A couple months ago we discussed this question from Sean de Hoon:

In many cross-national comparative studies, mixed effects models are being used in which a number of slopes are fixed and the slopes of one or two variables of interested are allowed to vary across countries. The aim is often then to explain the varying slopes by referring to some country-level characteristic.

My question is whether it is possible that the estimation of these random slopes (the interesting ones) is affected by the fact that the slopes of other (uninteresting) variables are fixed (even though they may actually vary over countries) and if so, how it may be affected? This question is inspired by many studies examining men’s wages which, for example, include a control for level of education that does not have a random slope, while I doubt whether education will have the same effect across countries.

Do you think the decision not to include many random slopes is predominantly methodologically informed? And do you think Bayesian analyses can provide a better solution for the kind of situations where many slopes should be allowed to vary?

My response is at the link. But here let me use the above email to point out the difficulty of referring to slopes or “effects” as “random” or “fixed.”

What is meant by “random”? That’s easy: a slope or effect is called “random” if (a) it varies by group, and (b) this variation is estimated using a probability model. Thus, “randomness” is a property both of the data model and of how this variation is estimated.

What is meant by “fixed”? This is not so clear: in the context above, a slope or effect is called “fixed” if it does not vary by group. But, in other contexts (notably in econometrics), “fixed effects” refers to a model where coefficients vary by group but where this variation is not estimated using a probability model.

In multilevel modeling terms, in de Hoon’s email, “fixed effects” are equal to each other and estimated using complete pooling, whereas in econometric terminology, “fixed effects” vary by group and are estimated using no pooling. Completely different models.

Which is one reason (but not the only reason) I prefer to avoid the terms “random” and “fixed” in describing models. Instead I like to separate the modeling decision (modeling a coefficient as varying or non-varying) and the inference decision (in Bayesian terms, what prior are we using; in multilevel modeling terms, how much pooling are we doing).

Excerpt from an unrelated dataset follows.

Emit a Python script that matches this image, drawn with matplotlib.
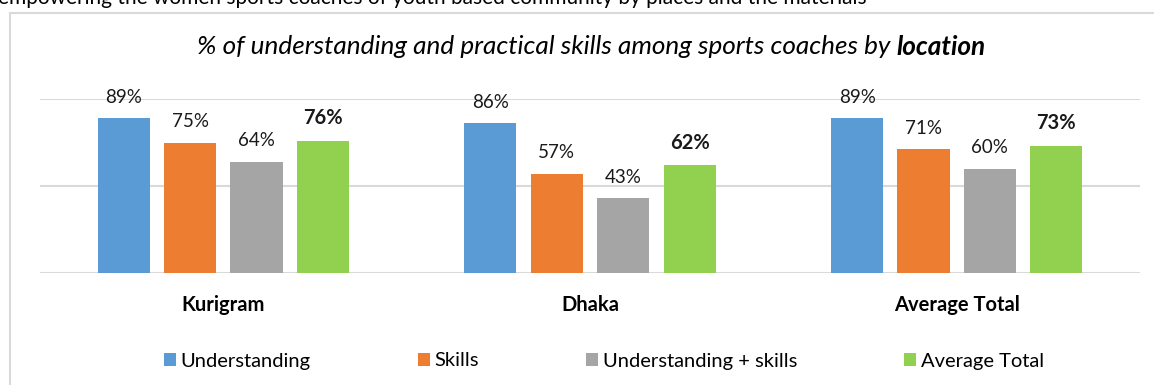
import numpy as np
import matplotlib.pyplot as plt
from matplotlib.patches import Patch, Rectangle

plt.rcParams['font.family'] = ['Lato', 'DejaVu Sans']

# Survey results by location (percent)
locations = ['Kurigram', 'Dhaka', 'Average Total']
series_names = ['Understanding', 'Skills', 'Understanding + skills', 'Average Total']
understanding = [89, 86, 89]
skills = [75, 57, 71]
understanding_skills = [64, 43, 60]
average_total = [76, 62, 73]

series_values = [understanding, skills, understanding_skills, average_total]
colors = ['#5B9BD5', '#ED7D31', '#A5A5A5', '#92D050']

W, H = 1154, 385
fig = plt.figure(figsize=(W / 100, H / 100), dpi=100)

# line of body text running above the chart frame
fig.text(-2 / W, 1 - 4 / H,
         'empowering the women sports coaches of youth based community by places and the materials',
         fontsize=15, ha='left', va='baseline', color='black')

# chart frame
fig.patches.append(Rectangle((10 / W, -0.1), 1.2, 1 - 13 / H + 0.1,
                             transform=fig.transFigure, fill=False,
                             edgecolor='#D9D9D9', lw=1.5))

ax = fig.add_axes([40 / W, 1 - 273 / H, 1100 / W, 174 / H])
ax.set_xlim(-0.5, 2.5)
ax.set_ylim(0, 100)

x = np.arange(len(locations))
pitch = 0.181
width = 0.142
for i, (name, vals, col) in enumerate(zip(series_names, series_values, colors)):
    xs = x + (i - 1.5) * pitch
    ax.bar(xs, vals, width=width, color=col, zorder=2)
    bold = name == 'Average Total'
    for xi, v in zip(xs, vals):
        ax.annotate(f'{v}%', (xi, v), xytext=(0, 9), textcoords='offset points',
                    ha='center', va='bottom', fontsize=14.5 if bold else 13.5,
                    fontweight='bold' if bold else 'normal', color='#1a1a1a')

ax.set_yticks([0, 50, 100])
ax.set_yticklabels([])
ax.yaxis.grid(True, color='#D9D9D9', lw=1.5)
ax.set_axisbelow(True)
ax.tick_params(axis='both', length=0)
ax.set_xticks(x)
ax.set_xticklabels(locations, fontsize=14.5, fontweight='bold')
ax.tick_params(axis='x', pad=16)
for s in ax.spines.values():
    s.set_visible(False)

# title: italic with the last word in bold italic
t1 = fig.text(197 / W, 1 - 47 / H,
              '% of understanding and practical skills among sports coaches by ',
              fontsize=18.8, style='italic', ha='left', va='center')
fig.canvas.draw()
bb = t1.get_window_extent()
fig.text(bb.x1 / W, 1 - 47 / H, 'location', fontsize=18.8, style='italic',
         fontweight='bold', ha='left', va='center')

handles = [Patch(facecolor=c) for c in colors]
fig.legend(handles, series_names, loc='center', bbox_to_anchor=(604 / W, 1 - 361 / H),
           ncol=4, frameon=False, fontsize=14.5, handlelength=0.6, handleheight=0.6,
           handletextpad=0.25, columnspacing=5.3)

fig.savefig('out.png', dpi=100)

Agreed and well said again. I’m not a grandmaster, but if folks spent more time defining models from scratch the meaningless of these words would be clear. Just like bodies don’t think in words.

I agree that using “varying and non-varying” is best if that’s what you mean (i.e., when “varying” does not mean “random” in the sense of interest being in the variation). Unfortunately, this distinction is not pointed out often enough –so that people who have learned about random factors but not the distinction between this and varying effects are likely to confuse the two (as I did when I first encountered varying effects).

I am a PhD grad student in STEM Education in my first year and am taking a multivariate statistics course. It is very cook bookish, and firmly in the frequentist model. If I wanted to expand into the Bayesian models more, do you have a post that outlines some great resources to get me started & beyond? The deficits in the frequentist model are very obvious to me (I teach AP Stats at the high school, and am very comfortable with introductory stats and the shortcomings of that topic).

It seems that the shortcomings of univariate stats are just compounded at the multivariate stats. At least, that is what I have been concluding as I read your blog for the last year. Perhaps I am wrong or misunderstanding.

Thank you!

I think of “fixed effects” in the econometric sense as “differencing” models that identify on changes within some group. I think of “random effects” in the econometric sense as standard error adjustments for correlated error terms within group. But in the small applied-micro causal inference tradition in which I work, the major question we are asking of a regression model is “what is the variation in the world that identifies the coefficient of interest”.

I was wondering if anyone could suggest an R package in which I can specify Multiple Membership in a multi-level setting. Is the lmer function capable of this?

Dylan:

You’re in luck! You can fit such models easily in Stan and run them from R using rstan. No need to try to hack lmer to do it.